Before the Meeting
Sprint planning fails when it starts cold. Before the meeting: (1) Product owner refines and prioritizes the backlog, (2) Stories have clear acceptance criteria, (3) Technical questions are pre-answered in comments, (4) Team knows their capacity (vacations, on-call, meetings). The planning meeting should be about commitment, not discovery. If stories need extensive discussion, they're not ready — move them to backlog refinement.
Estimation Techniques
Story points: Relative complexity (1, 2, 3, 5, 8, 13). Compare new stories to reference stories your team has completed. T-shirt sizing: S/M/L/XL for rough planning. No estimates: Count stories instead of sizing them — works when stories are consistently small. Planning poker: Each person votes independently, discuss outliers. The goal isn't precise estimates — it's shared understanding of scope. If estimates vary wildly, the story isn't well understood.
Capacity Planning
Total available days × 0.7 = sprint capacity. The 30% buffer accounts for: code reviews (10%), meetings and Slack (10%), bugs and unplanned work (10%). If your team has 5 engineers for a 2-week sprint: 5 × 10 days × 0.7 = 35 productive days. Track actual capacity over time — some teams are closer to 60%, others to 80%. Don't fill sprints to 100% — that's a recipe for constant failure and burnout.
Breaking Down Work
No task should take more than 3 days. If it does, decompose it: (1) Separate backend and frontend work, (2) Split into API endpoint + database migration + UI component, (3) Extract research/spike as a separate task, (4) Identify dependencies and parallelize. Smaller tasks provide better progress visibility, earlier code reviews, and faster feedback. A 2-week story that's "80% done" on day 9 is usually 50% done.
Making Sprint Commitments
The team commits to what they believe they can complete — not what management wants. Pull from the top of the prioritized backlog until capacity is reached. Leave 1-2 stories as stretch goals. Every committed story should have: clear acceptance criteria, no blocking dependencies, and an assigned owner. If the team can't commit to a product-critical story, surface the blocker immediately — don't hide it in optimistic estimates.

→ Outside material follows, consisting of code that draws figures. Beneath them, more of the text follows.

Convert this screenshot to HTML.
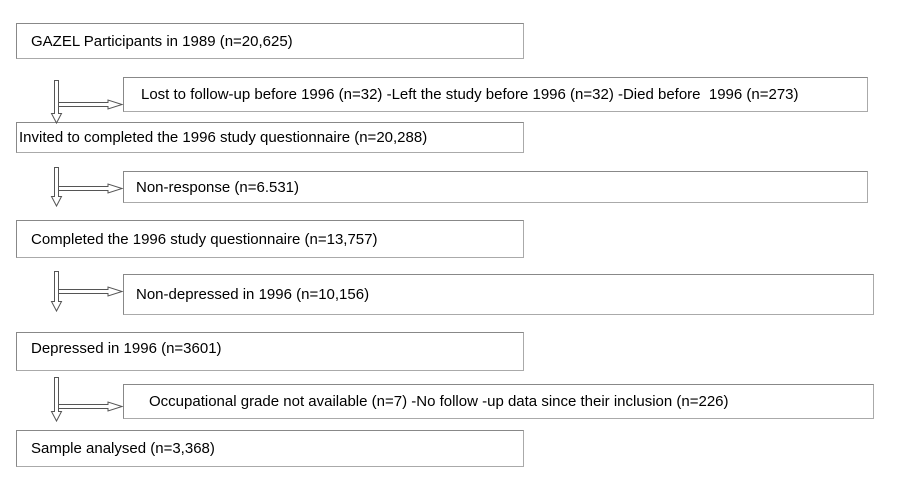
<!DOCTYPE html>
<html><head><meta charset="utf-8"><style>
body{margin:0;width:904px;height:483px;background:#fff;position:relative;overflow:hidden;font-family:"Liberation Sans",Arial,sans-serif;font-size:15px;color:#000}
.b{position:absolute;box-sizing:border-box;border:1px solid #888;border-right-color:#aaa;border-bottom-color:#aaa;white-space:nowrap;display:flex;align-items:center}
svg{position:absolute;left:0;top:0}
</style></head><body>
<div class="b" style="left:16px;top:23px;width:508px;height:36px;padding-left:14px">GAZEL Participants in 1989 (n=20,625)</div>
<div class="b" style="left:123px;top:77px;width:745px;height:35px;padding-left:17px">Lost to follow-up before 1996 (n=32) -Left the study before 1996 (n=32) -Died before &nbsp;1996 (n=273)</div>
<div class="b" style="left:16px;top:122px;width:508px;height:31px;padding-left:2px">Invited to completed the 1996 study questionnaire (n=20,288)</div>
<div class="b" style="left:123px;top:171px;width:745px;height:32px;padding-left:12px">Non-response (n=6.531)</div>
<div class="b" style="left:16px;top:220px;width:508px;height:38px;padding-left:14px">Completed the 1996 study questionnaire (n=13,757)</div>
<div class="b" style="left:123px;top:274px;width:751px;height:41px;padding-left:12px">Non-depressed in 1996 (n=10,156)</div>
<div class="b" style="left:16px;top:332px;width:508px;height:39px;padding-left:14px;align-items:flex-start;padding-top:7px">Depressed in 1996 (n=3601)</div>
<div class="b" style="left:123px;top:384px;width:751px;height:35px;padding-left:25px">Occupational grade not available (n=7) -No follow -up data since their inclusion (n=226)</div>
<div class="b" style="left:16px;top:430px;width:508px;height:37px;padding-left:14px">Sample analysed (n=3,368)</div>
<svg width="904" height="483" viewBox="0 0 904 483">
<g fill="#fff" stroke="#555" stroke-width="1">
<path d="M54.5 80.5 H58.5 V113.5 H61.5 L56.5 123 L51.5 113.5 H54.5 Z"/>
<path d="M59 102.5 H108 V100 L122 104.5 L108 109 V106.5 H59"/>
<path d="M54.5 167.5 H58.5 V196.5 H61.5 L56.5 206 L51.5 196.5 H54.5 Z"/>
<path d="M59 186.5 H108 V184 L122 188.5 L108 193 V190.5 H59"/>
<path d="M54.5 271.5 H58.5 V301.5 H61.5 L56.5 311 L51.5 301.5 H54.5 Z"/>
<path d="M59 289.5 H108 V287 L122 291.5 L108 296 V293.5 H59"/>
<path d="M54.5 377.5 H58.5 V411.5 H61.5 L56.5 421 L51.5 411.5 H54.5 Z"/>
<path d="M59 404.5 H108 V402 L122 406.5 L108 411 V408.5 H59"/>
</g>
</svg>
</body></html>
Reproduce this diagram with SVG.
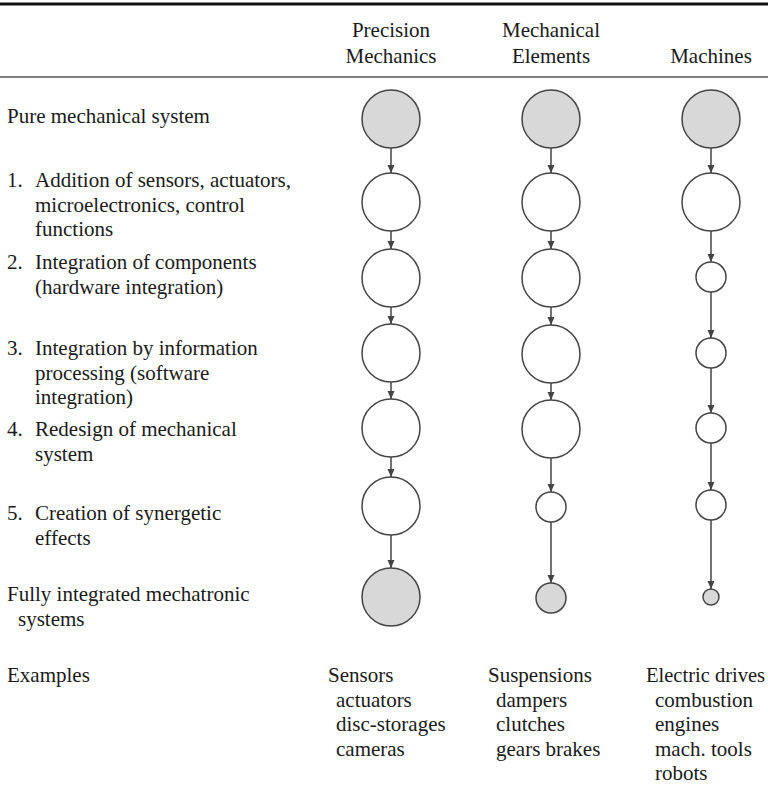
<svg xmlns="http://www.w3.org/2000/svg" width="768" height="786" viewBox="0 0 768 786">
<defs>
<style>
text{font-family:"Liberation Serif","Times New Roman",serif;font-size:21px;fill:#1a1a1a}
.h{text-anchor:middle}
.c{fill:#fff;stroke:#444;stroke-width:1.5}
.g{fill:#d8d8d8;stroke:#444;stroke-width:1.5}
.a{stroke:#444;stroke-width:1.5;fill:none;marker-end:url(#ah)}
</style>
<marker id="ah" viewBox="0 0 8 8" refX="8" refY="4" markerWidth="8" markerHeight="8" markerUnits="userSpaceOnUse" orient="auto">
<path d="M0,0.5 L8,4 L0,7.5 Z" fill="#444"/>
</marker>
</defs>
<rect width="768" height="786" fill="#fff"/>
<line x1="0" y1="4" x2="768" y2="4" stroke="#111" stroke-width="3"/>
<line x1="0" y1="77" x2="768" y2="77" stroke="#555" stroke-width="1.3"/>
<g id="headers">
<text class="h" x="391" y="37">Precision</text>
<text class="h" x="391" y="63">Mechanics</text>
<text class="h" x="551" y="37">Mechanical</text>
<text class="h" x="551" y="63">Elements</text>
<text class="h" x="711" y="63">Machines</text>
</g>
<g id="row-labels">
<text x="7" y="123">Pure mechanical system</text>
<text x="7" y="187">1.</text>
<text x="35" y="187">Addition of sensors, actuators,</text>
<text x="35" y="212">microelectronics, control</text>
<text x="35" y="236">functions</text>
<text x="7" y="269">2.</text>
<text x="35" y="269">Integration of components</text>
<text x="35" y="294">(hardware integration)</text>
<text x="7" y="355">3.</text>
<text x="35" y="355">Integration by information</text>
<text x="35" y="380">processing (software</text>
<text x="35" y="404">integration)</text>
<text x="7" y="436">4.</text>
<text x="35" y="436">Redesign of mechanical</text>
<text x="35" y="461">system</text>
<text x="7" y="520">5.</text>
<text x="35" y="520">Creation of synergetic</text>
<text x="35" y="545">effects</text>
<text x="7" y="601">Fully integrated mechatronic</text>
<text x="18" y="626">systems</text>
<text x="7" y="682">Examples</text>
</g>
<g id="connectors">
<line class="a" x1="391" y1="148" x2="391" y2="173"/>
<line class="a" x1="391" y1="231" x2="391" y2="249"/>
<line class="a" x1="391" y1="307" x2="391" y2="324"/>
<line class="a" x1="391" y1="382" x2="391" y2="399"/>
<line class="a" x1="391" y1="457" x2="391" y2="477"/>
<line class="a" x1="391" y1="535" x2="391" y2="568"/>
<line class="a" x1="551" y1="148" x2="551" y2="173"/>
<line class="a" x1="551" y1="231" x2="551" y2="249"/>
<line class="a" x1="551" y1="307" x2="551" y2="325"/>
<line class="a" x1="551" y1="383" x2="551" y2="400"/>
<line class="a" x1="551" y1="458" x2="551" y2="492"/>
<line class="a" x1="551" y1="522" x2="551" y2="583"/>
<line class="a" x1="711" y1="148" x2="711" y2="173"/>
<line class="a" x1="711" y1="231" x2="711" y2="262"/>
<line class="a" x1="711" y1="292" x2="711" y2="338"/>
<line class="a" x1="711" y1="368" x2="711" y2="413"/>
<line class="a" x1="711" y1="443" x2="711" y2="490"/>
<line class="a" x1="711" y1="520" x2="711" y2="589"/>
</g>
<g id="precision-mechanics">
<circle id="pm0" class="g" cx="391" cy="119" r="29"/>
<circle id="pm1" class="c" cx="391" cy="202" r="29"/>
<circle id="pm2" class="c" cx="391" cy="278" r="29"/>
<circle id="pm3" class="c" cx="391" cy="353" r="29"/>
<circle id="pm4" class="c" cx="391" cy="428" r="29"/>
<circle id="pm5" class="c" cx="391" cy="506" r="29"/>
<circle id="pm6" class="g" cx="391" cy="597" r="29"/>
</g>
<g id="mechanical-elements">
<circle id="me0" class="g" cx="551" cy="119" r="29"/>
<circle id="me1" class="c" cx="551" cy="202" r="29"/>
<circle id="me2" class="c" cx="551" cy="278" r="29"/>
<circle id="me3" class="c" cx="551" cy="354" r="29"/>
<circle id="me4" class="c" cx="551" cy="429" r="29"/>
<circle id="me5" class="c" cx="551" cy="507" r="15"/>
<circle id="me6" class="g" cx="551" cy="598" r="15"/>
</g>
<g id="machines">
<circle id="ma0" class="g" cx="711" cy="119" r="29"/>
<circle id="ma1" class="c" cx="711" cy="202" r="29"/>
<circle id="ma2" class="c" cx="711" cy="277" r="15"/>
<circle id="ma3" class="c" cx="711" cy="353" r="15"/>
<circle id="ma4" class="c" cx="711" cy="428" r="15"/>
<circle id="ma5" class="c" cx="711" cy="505" r="15"/>
<circle id="ma6" class="g" cx="711" cy="597" r="8"/>
</g>
<g id="examples">
<text x="328" y="682">Sensors</text>
<text x="336" y="707">actuators</text>
<text x="336" y="731">disc-storages</text>
<text x="336" y="756">cameras</text>
<text x="488" y="682">Suspensions</text>
<text x="496" y="707">dampers</text>
<text x="496" y="731">clutches</text>
<text x="496" y="756">gears brakes</text>
<text x="646" y="682" textLength="119" lengthAdjust="spacingAndGlyphs">Electric drives</text>
<text x="655" y="707">combustion</text>
<text x="655" y="731">engines</text>
<text x="655" y="756">mach. tools</text>
<text x="655" y="780">robots</text>
</g>
</svg>
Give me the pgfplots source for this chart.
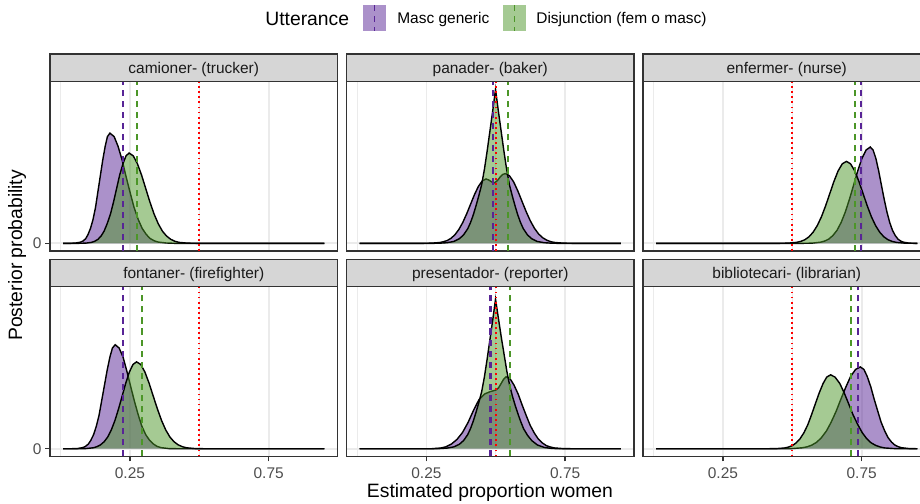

Common Sprint Planning Mistakes
Over-committing: Planning to 100% capacity ensures failure. Vague stories: "Improve search" is not a story — "Add autocomplete suggestions to search bar" is. Ignoring tech debt: Reserve 15-20% for maintenance. Not accounting for reviews: Every PR needs 1-2 reviewers' time. Skipping retrospectives: Without retros, you repeat the same mistakes. Long planning meetings: If planning takes more than 2 hours, your backlog isn't refined enough.
Measuring Sprint Health
Velocity: Points completed per sprint — track trends, not absolute numbers. Completion rate: % of committed stories finished — aim for 80%+. Carry-over: Stories that spill into the next sprint — should be rare. Cycle time: Time from "in progress" to "done" — shorter is better. Use these metrics for team improvement, never for individual performance evaluation. A team that consistently delivers 30 points is healthier than one that swings between 50 and 10.